Par exemple, rien ne transparait à travers les mots lors de la grave maladie de mon grand-père entrainant hospitalisation et intervention. Par pudeur (« nous ne sommes qu’une famille de petits instituteurs ») ou parce que les inscrire serait leur donner une réalité insoutenable, les évènements pénibles et la maladie ne sont jamais nommés ; par recoupement des paroles familiales, je les sais plus que je ne les lis. Seule l’écriture joue le sismographe des tremblements intérieurs du cœur bien caché de ma grand-mère, les mots hésitent, la graphie se trouble, pour se raffermir quand ça va mieux, quand la vie reprend son cours.
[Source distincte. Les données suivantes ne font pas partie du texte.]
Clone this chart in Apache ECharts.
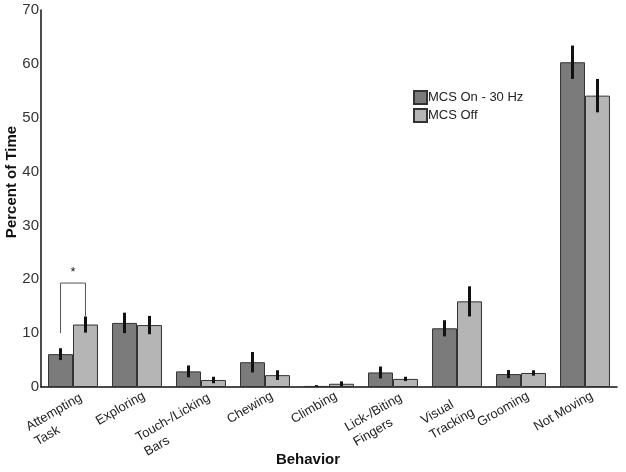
<!DOCTYPE html>
<html>
<head>
<meta charset="utf-8">
<script src="https://cdn.jsdelivr.net/npm/echarts@6/dist/echarts.min.js"></script>
<style>
  html, body { margin: 0; padding: 0; background: #fff; }
  #chart { width: 626px; height: 472px; }
</style>
</head>
<body>
<div id="chart"></div>
<script>
// behaviours on the x axis
var behaviors = [
  "Attempting\nTask", "Exploring", "Touch-/Licking\nBars", "Chewing", "Climbing",
  "Lick-/Biting\nFingers", "Visual\nTracking", "Grooming", "Not Moving"
];
var seriesNames = ["MCS On - 30 Hz", "MCS Off"];
// mean percent of time
var mcsOn = [6.1, 11.9, 2.9, 4.6, 0.2, 2.7, 10.9, 2.4, 60.3];
var mcsOff = [11.6, 11.5, 1.3, 2.2, 0.6, 1.5, 15.9, 2.6, 54.1];
// error (+/-)
var mcsOnErr = [1.1, 1.9, 1.1, 1.9, 0.15, 1.1, 1.5, 0.75, 3.1];
var mcsOffErr = [1.5, 1.7, 0.6, 0.9, 0.45, 0.4, 2.8, 0.5, 3.1];
var yTicks = [0, 10, 20, 30, 40, 50, 60, 70];
// significance bracket: category, left end, right end, top
var sigBracket = [[0, 10.0, 13.2, 19.3]];

var barCategoryGap = 0.22;
var labelFont = "13px Liberation Sans, Arial, sans-serif";
var labelLineH = 17;

var chart = echarts.init(document.getElementById("chart"));

// widest line of each x label, for the rotated labels
var measureCtx = document.createElement("canvas").getContext("2d");
measureCtx.font = labelFont;
function widest(txt) {
  return Math.max.apply(null, txt.split("\n").map(function (l) {
    return measureCtx.measureText(l).width;
  }));
}

function errRender(which) {
  return function (params, api) {
    var idx = api.value(0);
    var mid = api.coord([idx, api.value(1)]);
    var band = api.size([1, 0])[0];
    var bw = band * (1 - barCategoryGap) / 2;
    var x = mid[0] + (which === 0 ? -bw / 2 : bw / 2);
    var hi = api.coord([idx, api.value(1) + api.value(2)]);
    var lo = api.coord([idx, api.value(1) - api.value(2)]);
    return {
      type: "line",
      shape: { x1: x, y1: hi[1], x2: x, y2: lo[1] },
      style: { stroke: "#111", lineWidth: 3 }
    };
  };
}

function errData(vals, errs) {
  var d = [];
  for (var i = 0; i < vals.length; i++) d.push([i, vals[i], errs[i]]);
  return d;
}

var option = {
  animation: false,
  textStyle: { fontFamily: "Liberation Sans, Arial, sans-serif" },
  grid: { left: 41, right: 9, top: 10, bottom: 85 },
  legend: {
    data: seriesNames,
    orient: "vertical",
    left: 408,
    top: 85,
    itemWidth: 13,
    itemHeight: 13,
    itemGap: 3,
    textStyle: { fontSize: 13, color: "#222", padding: [0, 0, 0, -4] },
    icon: "rect"
  },
  xAxis: {
    type: "category",
    data: behaviors,
    axisLine: { lineStyle: { color: "#111", width: 1.5 } },
    axisTick: { show: false },
    axisLabel: { show: false }
  },
  yAxis: {
    type: "value",
    min: 0,
    max: 70,
    interval: 10,
    splitLine: { show: false },
    axisLine: { show: true, lineStyle: { color: "#111", width: 1.5 } },
    axisTick: { show: false },
    axisLabel: {
      fontSize: 15,
      color: "#333",
      margin: 2,
      customValues: yTicks
    }
  },
  graphic: [
    {
      type: "text",
      x: 12,
      y: 182,
      rotation: Math.PI / 2,
      style: {
        text: "Percent of Time",
        font: "bold 15px Liberation Sans, Arial, sans-serif",
        fill: "#111",
        align: "center",
        verticalAlign: "middle"
      }
    },
    {
      type: "text",
      x: 308,
      y: 460,
      style: {
        text: "Behavior",
        font: "bold 15px Liberation Sans, Arial, sans-serif",
        fill: "#111",
        align: "center",
        verticalAlign: "middle"
      }
    }
  ],
  series: [
    {
      name: seriesNames[0],
      type: "bar",
      data: mcsOn,
      barGap: "0%",
      barCategoryGap: barCategoryGap * 100 + "%",
      itemStyle: { color: "#7b7b7b", borderColor: "#333", borderWidth: 1 }
    },
    {
      name: seriesNames[1],
      type: "bar",
      data: mcsOff,
      barGap: "0%",
      barCategoryGap: barCategoryGap * 100 + "%",
      itemStyle: { color: "#b5b5b5", borderColor: "#333", borderWidth: 1 }
    },
    {
      type: "custom",
      renderItem: errRender(0),
      data: errData(mcsOn, mcsOnErr),
      encode: { x: 0, y: 1 },
      z: 10
    },
    {
      type: "custom",
      renderItem: errRender(1),
      data: errData(mcsOff, mcsOffErr),
      encode: { x: 0, y: 1 },
      z: 10
    },
    {
      // rotated category labels, lines left aligned, block ends at the tick
      type: "custom",
      clip: false,
      silent: true,
      data: behaviors.map(function (b, i) { return [i, 0]; }),
      encode: { x: 0, y: 1 },
      renderItem: function (params, api) {
        var idx = api.value(0);
        var txt = behaviors[idx];
        var nLines = txt.split("\n").length;
        var p = api.coord([idx, 0]);
        return {
          type: "group",
          x: p[0],
          y: p[1] + 12,
          rotation: Math.PI / 6,
          children: [{
            type: "text",
            x: 8 - widest(txt),
            y: -labelLineH / 2 + (nLines - 1) * 2,
            style: {
              text: txt,
              font: labelFont,
              lineHeight: labelLineH,
              fill: "#222",
              align: "left",
              verticalAlign: "top"
            }
          }]
        };
      }
    },
    {
      type: "custom",
      data: sigBracket,
      encode: { x: 0, y: 3 },
      z: 11,
      renderItem: function (params, api) {
        var idx = api.value(0);
        var band = api.size([1, 0])[0];
        var bw = band * (1 - barCategoryGap) / 2;
        var top = api.coord([idx, api.value(3)]);
        var xl = top[0] - bw / 2;
        var xr = top[0] + bw / 2;
        var yl = api.coord([idx, api.value(1)])[1];
        var yr = api.coord([idx, api.value(2)])[1];
        return {
          type: "group",
          children: [
            {
              type: "polyline",
              shape: { points: [[xl, yl], [xl, top[1]], [xr, top[1]], [xr, yr]] },
              style: { stroke: "#555", lineWidth: 1, fill: null }
            },
            {
              type: "text",
              x: top[0],
              y: top[1] - 4,
              style: {
                text: "*",
                font: labelFont,
                fill: "#222",
                align: "center",
                verticalAlign: "bottom"
              }
            }
          ]
        };
      }
    }
  ]
};

chart.setOption(option);
</script>
</body>
</html>
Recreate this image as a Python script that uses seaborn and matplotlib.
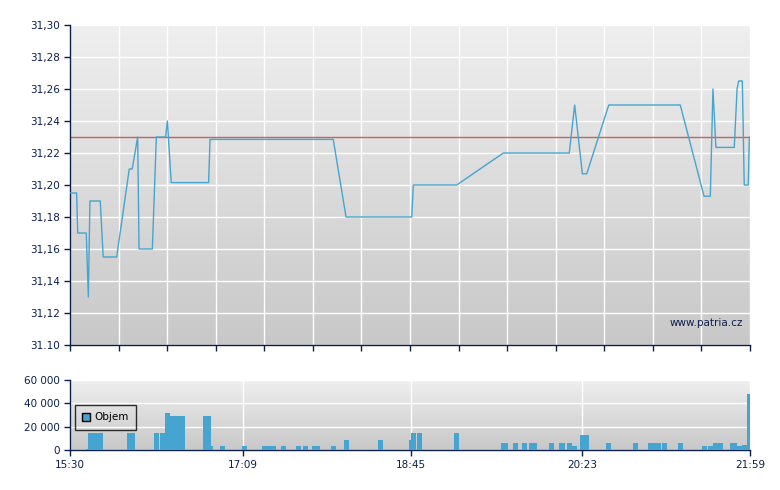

La dernière ligne écrite dans le journal est une note qui pourrait sembler anodine mais qui en dit peut-être long sur les difficultés de la vieillesse : un rappel du prochain passage de la personne qui vient faire le ménage et aider le couple dans ses tâches quotidiennes ; suit une liasse de pages blanches comme pour annoncer que quelques semaines après le cœur de ma grand-mère s’arrêterait.
Celui de mon grand-père, brisé par le chagrin, ne résistera pas très longtemps au manque de celle qui fut à ses côté pendant près de 70 ans.
Depuis quelques mois, je numérise l’énorme quantité de documents récupérés dans la maison de mes parents, photos, diapositives, correspondances et divers écrits dont le journal fleuve de ma grand-mère, autant d’éléments qui s’imbriquent les uns dans les autres pour reconstruire une temporalité familiale.
Sentiment indéfinissable que le mien quand je pose la dernière page du journal sur la vitre de mon scanner .
Vanité d’une entreprise qui fut la sienne, qui est la mienne.
J’ai entendu sa voix si familière dans ma mémoire sans pour autant percer l ‘énigme de son propos ni de ses motivations. Rester vivant ?
Cela me renvoie à ma propre finitude.
Qu’aurait-elle dit du drôle de journal où j’écris ces lignes aujourd’hui ?
Parallèlement à son journal Jeanne écrivait ses souvenirs et des bribes d’histoire familiales dans un carnet. J’évoquais déjà ce dernier en aout 2015.